> _GIVEN REQUEST_
Take the lines of the data below from the very first through the line containing "const pts = (xs, ys)" and output them exactly, pictures excluded.

> _DATA PROVIDED_
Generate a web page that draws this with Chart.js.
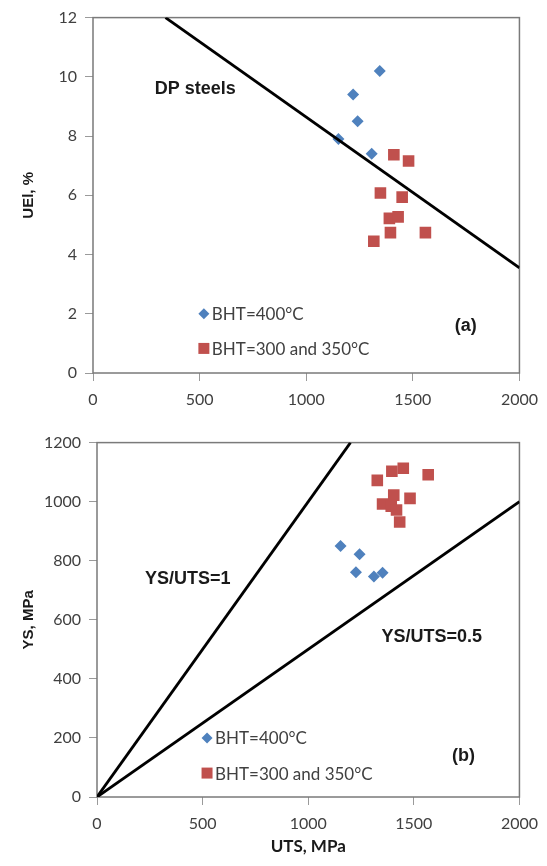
<!DOCTYPE html>
<html>
<head>
<meta charset="utf-8">
<script src="https://cdn.jsdelivr.net/npm/chart.js@4/dist/chart.umd.min.js"></script>
<style>
  html, body { margin: 0; padding: 0; background: #fff; }
  #wrap { position: relative; width: 547px; height: 866px; }
  canvas { position: absolute; left: 0; }
</style>
</head>
<body>
<div id="wrap">
  <canvas id="uelChart" width="547" height="425" style="top:0"></canvas>
  <canvas id="ysChart" width="547" height="441" style="top:425px"></canvas>
</div>
<script>
// tick labels
const utsTicks = [0, 500, 1000, 1500, 2000];
const uelTicks = [0, 2, 4, 6, 8, 10, 12];
const ysTicks = [0, 200, 400, 600, 800, 1000, 1200];

// (a) UEl vs UTS
const utsA400 = [1151, 1220, 1241, 1307, 1345];
const uelA400 = [7.9, 9.4, 8.5, 7.4, 10.2];
const utsA300 = [1411, 1480, 1348, 1450, 1390, 1431, 1395, 1559, 1317];
const uelA300 = [7.37, 7.16, 6.08, 5.94, 5.22, 5.27, 4.74, 4.74, 4.45];
const dpLineUts = [340, 2000];
const dpLineUel = [12, 3.55];

// (b) YS vs UTS
const utsB400 = [1153, 1243, 1226, 1311, 1352];
const ysB400 = [850, 822, 761, 747, 759];
const utsB300 = [1327, 1396, 1450, 1568, 1405, 1482, 1352, 1393, 1418, 1433];
const ysB300 = [1072, 1103, 1113, 1091, 1022, 1011, 992, 985, 972, 931];
const ratio1Uts = [0, 1200];
const ratio1Ys = [0, 1200];
const ratio05Uts = [0, 2000];
const ratio05Ys = [0, 1000];

const BLUE = '#4f81bd';
const RED = '#c0504d';
const TICK_FONT = { family: 'Lato, "Open Sans", sans-serif', size: 16 };
const BOLD = 'bold 18px "Liberation Sans", Arial, sans-serif';

const pts = (xs, ys) => xs.map((x, i) => ({ x: x, y: ys[i] }));

// frame box, text notes and in-plot legend
const extrasPlugin = {
  id: 'extras',
  beforeDatasetsDraw(chart) {
    const { ctx, chartArea: a } = chart;
    ctx.save();
    ctx.strokeStyle = '#7a7a7a';
    ctx.lineWidth = 1.5;
    ctx.strokeRect(a.left, a.top, a.right - a.left, a.bottom - a.top);
    ctx.restore();
  },
  afterDraw(chart, args, opts) {
    const { ctx, scales } = chart;
    const sx = scales.x, sy = scales.y;
    ctx.save();
    ctx.textBaseline = 'middle';
    (opts.notes || []).forEach(n => {
      ctx.font = BOLD;
      ctx.fillStyle = '#1a1a1a';
      ctx.textAlign = 'center';
      ctx.fillText(n.text, sx.getPixelForValue(n.x), sy.getPixelForValue(n.y));
    });
    (opts.legend || []).forEach(l => {
      const px = sx.getPixelForValue(l.x), py = sy.getPixelForValue(l.y);
      ctx.fillStyle = l.color;
      ctx.beginPath();
      if (l.style === 'rectRot') {
        ctx.moveTo(px, py - 5.5); ctx.lineTo(px + 5.5, py); ctx.lineTo(px, py + 5.5); ctx.lineTo(px - 5.5, py);
      } else {
        ctx.rect(px - 5.5, py - 5.5, 11, 11);
      }
      ctx.closePath();
      ctx.fill();
      ctx.fillStyle = '#404040';
      ctx.textAlign = 'left';
      ctx.font = '17px Lato, "Open Sans", sans-serif';
      ctx.fillText(l.text, px + 8, py + 1);
    });
    ctx.restore();
  }
};

function axis(ticks, min, max, fitSize, horizontal, title) {
  return {
    type: 'linear',
    min: min,
    max: max,
    afterBuildTicks: s => { s.ticks = ticks.map(v => ({ value: v })); },
    afterFit: s => { if (horizontal) s.height = fitSize; else s.width = fitSize; },
    grid: { drawOnChartArea: false, drawTicks: true, tickLength: 8, color: '#9a9a9a', lineWidth: 1 },
    border: { display: false },
    ticks: {
      font: TICK_FONT, color: '#404040', padding: horizontal ? 9 : 8, maxRotation: 0,
      callback: v => String(v)
    },
    title: title
  };
}

function baseOptions(padTop, padRight, xFit, yFit, xTitle, yTitle, yMin, yMax, yTicks, extras) {
  return {
    responsive: false,
    animation: false,
    events: [],
    layout: { padding: { top: padTop, right: padRight, left: 0, bottom: 0 } },
    plugins: { legend: { display: false }, tooltip: { enabled: false }, extras: extras },
    scales: {
      x: axis(utsTicks, 0, 2000, xFit, true, xTitle),
      y: axis(yTicks, yMin, yMax, yFit, false, yTitle)
    }
  };
}

new Chart(document.getElementById('uelChart'), {
  type: 'scatter',
  data: {
    datasets: [
      { data: pts(dpLineUts, dpLineUel), showLine: true, borderColor: '#000', borderWidth: 2.8, pointRadius: 0 },
      { label: 'BHT=400°C', data: pts(utsA400, uelA400), pointStyle: 'rectRot', pointRadius: 6, backgroundColor: BLUE, borderWidth: 0 },
      { label: 'BHT=300 and 350°C', data: pts(utsA300, uelA300), pointStyle: 'rect', pointRadius: 8.2, backgroundColor: RED, borderWidth: 0 }
    ]
  },
  options: baseOptions(15, 24, 52, 93,
    { display: false },
    { display: true, text: 'UEl, %', font: { family: '"Liberation Sans", Arial, sans-serif', size: 15, weight: 'bold' }, color: '#1a1a1a', padding: { top: 20 } },
    0, 12, uelTicks,
    {
      notes: [{ text: 'DP steels', x: 480, y: 9.6 }, { text: '(a)', x: 1748, y: 1.6 }],
      legend: [
        { style: 'rectRot', color: BLUE, text: 'BHT=400°C', x: 520, y: 2.0 },
        { style: 'rect', color: RED, text: 'BHT=300 and 350°C', x: 520, y: 0.83 }
      ]
    }),
  plugins: [extrasPlugin]
});

new Chart(document.getElementById('ysChart'), {
  type: 'scatter',
  data: {
    datasets: [
      { data: pts(ratio1Uts, ratio1Ys), showLine: true, borderColor: '#000', borderWidth: 2.8, pointRadius: 0 },
      { data: pts(ratio05Uts, ratio05Ys), showLine: true, borderColor: '#000', borderWidth: 2.8, pointRadius: 0 },
      { label: 'BHT=400°C', data: pts(utsB400, ysB400), pointStyle: 'rectRot', pointRadius: 6, backgroundColor: BLUE, borderWidth: 0 },
      { label: 'BHT=300 and 350°C', data: pts(utsB300, ysB300), pointStyle: 'rect', pointRadius: 8.2, backgroundColor: RED, borderWidth: 0 }
    ]
  },
  options: baseOptions(13, 20, 69, 97,
    { display: true, text: 'UTS, MPa', font: { family: 'Lato, "Open Sans", sans-serif', size: 17, weight: 'bold' }, color: '#1a1a1a', padding: { bottom: 9 } },
    { display: true, text: 'YS, MPa', font: { family: '"Liberation Sans", Arial, sans-serif', size: 15, weight: 'bold' }, color: '#1a1a1a', padding: { top: 20 } },
    0, 1200, ysTicks,
    {
      notes: [{ text: 'YS/UTS=1', x: 430, y: 739 }, { text: 'YS/UTS=0.5', x: 1585, y: 540 }, { text: '(b)', x: 1735, y: 138 }],
      legend: [
        { style: 'rectRot', color: BLUE, text: 'BHT=400°C', x: 521, y: 200 },
        { style: 'rect', color: RED, text: 'BHT=300 and 350°C', x: 521, y: 81 }
      ]
    }),
  plugins: [extrasPlugin]
});
</script>
</body>
</html>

> _SOLVED EXERCISE_
Generate a web page that draws this with Chart.js.
<!DOCTYPE html>
<html>
<head>
<meta charset="utf-8">
<script src="https://cdn.jsdelivr.net/npm/chart.js@4/dist/chart.umd.min.js"></script>
<style>
  html, body { margin: 0; padding: 0; background: #fff; }
  #wrap { position: relative; width: 547px; height: 866px; }
  canvas { position: absolute; left: 0; }
</style>
</head>
<body>
<div id="wrap">
  <canvas id="uelChart" width="547" height="425" style="top:0"></canvas>
  <canvas id="ysChart" width="547" height="441" style="top:425px"></canvas>
</div>
<script>
// tick labels
const utsTicks = [0, 500, 1000, 1500, 2000];
const uelTicks = [0, 2, 4, 6, 8, 10, 12];
const ysTicks = [0, 200, 400, 600, 800, 1000, 1200];

// (a) UEl vs UTS
const utsA400 = [1151, 1220, 1241, 1307, 1345];
const uelA400 = [7.9, 9.4, 8.5, 7.4, 10.2];
const utsA300 = [1411, 1480, 1348, 1450, 1390, 1431, 1395, 1559, 1317];
const uelA300 = [7.37, 7.16, 6.08, 5.94, 5.22, 5.27, 4.74, 4.74, 4.45];
const dpLineUts = [340, 2000];
const dpLineUel = [12, 3.55];

// (b) YS vs UTS
const utsB400 = [1153, 1243, 1226, 1311, 1352];
const ysB400 = [850, 822, 761, 747, 759];
const utsB300 = [1327, 1396, 1450, 1568, 1405, 1482, 1352, 1393, 1418, 1433];
const ysB300 = [1072, 1103, 1113, 1091, 1022, 1011, 992, 985, 972, 931];
const ratio1Uts = [0, 1200];
const ratio1Ys = [0, 1200];
const ratio05Uts = [0, 2000];
const ratio05Ys = [0, 1000];

const BLUE = '#4f81bd';
const RED = '#c0504d';
const TICK_FONT = { family: 'Lato, "Open Sans", sans-serif', size: 16 };
const BOLD = 'bold 18px "Liberation Sans", Arial, sans-serif';

const pts = (xs, ys) => xs.map((x, i) => ({ x: x, y: ys[i] }));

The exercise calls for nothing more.